John F. Kurtz
Hometown: Lakeville, MN (currently live in Oakdale, MN)
Degree pursuing: MS in Nutrition with Biochemistry Focus
Adviser: Dr. Chi Chen
A Metabolic Investigation into Differences Associated with Genetic Selection in Contemporary Holstein Dairy Cows:
Dairy cow genetic selection has primarily focused on improving milk yield traits in the last half-century. In 1964, a genetic selection project for improving milk yield of dairy cattle and to understand the selection-induced responses was conducted at the University of Minnesota. This artificial selection process generated a line of high-merit contemporary Holstein (CH), while maintaining the original low-merit unselected Holstein (UH) cows in an attempt to monitor trait differences. Since this original CH line, subsequent selection has been conducted in the attempt to improve milk yield continuously. In addition to better milk production, CH cows have a larger body size, higher quality body shape, and an upgraded udder conformation relative to the UH subgroup. However, contemporary Holstein cows are a greater financial burden, particularly in regards to health care cost largely due to mastitis treatments and appear to suffer more from the negative energy balance that comes along with lactation. Genetic and hormonal differences between these to genetic lines of dairy cows have been well established in multiple studies, showing the contrast between specific alleles as well as showing within CH lines, an increase of hormones like somatotropin and insulin-like growth factor. Nonetheless, metabolic differences between CH and UH cows is not fully understood. Identifying variation in metabolomes could help us understand not only milk production and phenotypic differences but also health disparities between these two cow lines. Currently, I am conducting a metabolic investigation using liquid chromatography and mass spectrometry by untargeted and targeted approaches to analyze serum and liver samples of UH and CH cows to access the differences in metabolomes between these to dairy lines.

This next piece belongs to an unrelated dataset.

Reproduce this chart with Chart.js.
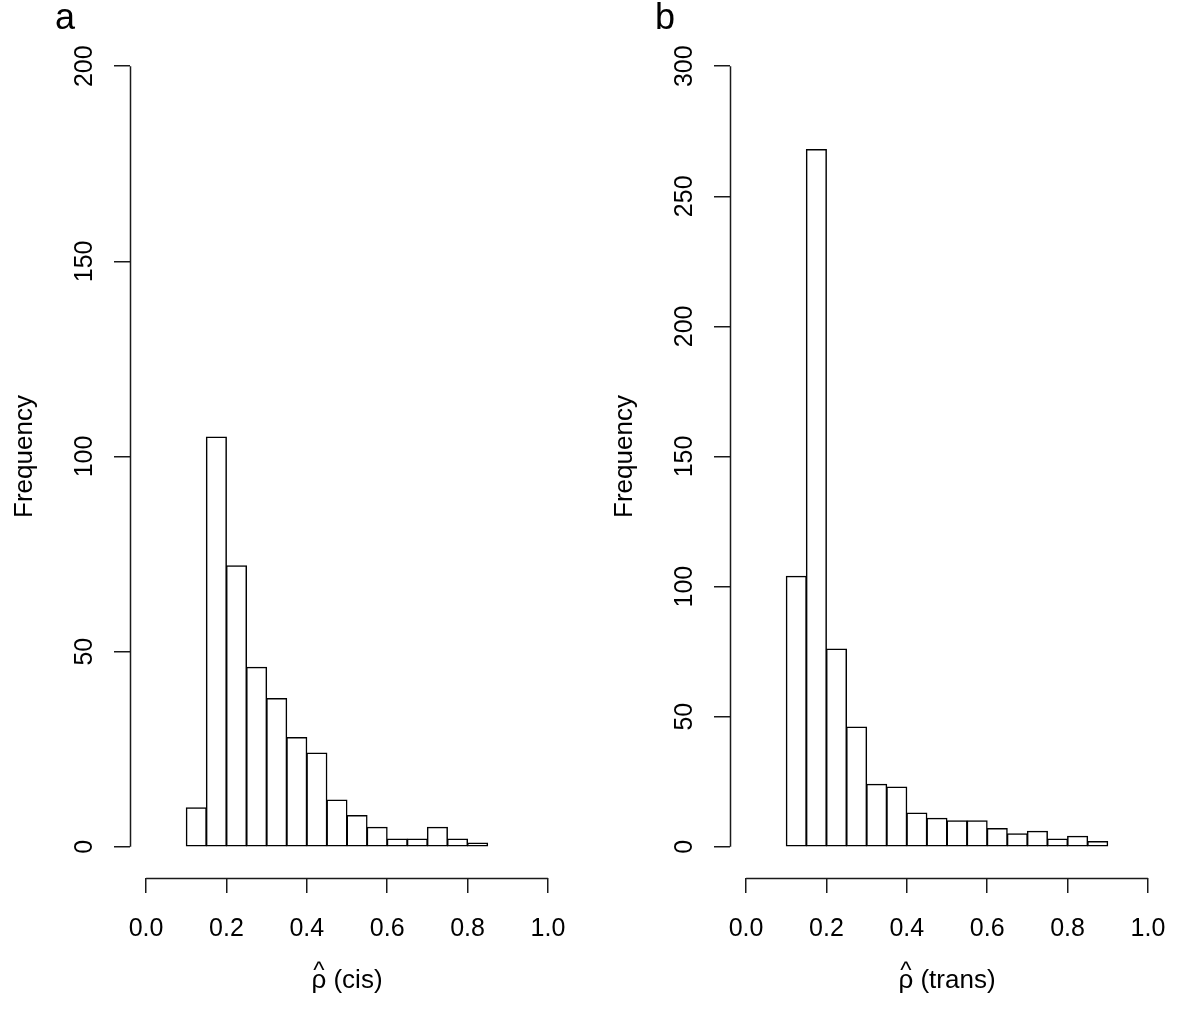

How did you become interested in nutrition?
I was picked on as a child for being overweight so I started eating better and working out. This is what sparked my interest.
Why did you choose the University of Minnesota?
I was born on the West Bank when my father was a graduate student and he was a gopher through and through. His love for the Gophers rubbed off on me through epigenetics and genetics, so I was meant to be a gopher.
How does your research tie into the research being done in your adviser's lab?
It’s an investigation of the metabolic consequences related to genetic selection of Holstein cows, which is what we look at in our lab.
To hopefully gain employment in a research facility that utilizes liquid chromatography and/or mass spectrometry to analyze chemical compounds, specifically, metabolites.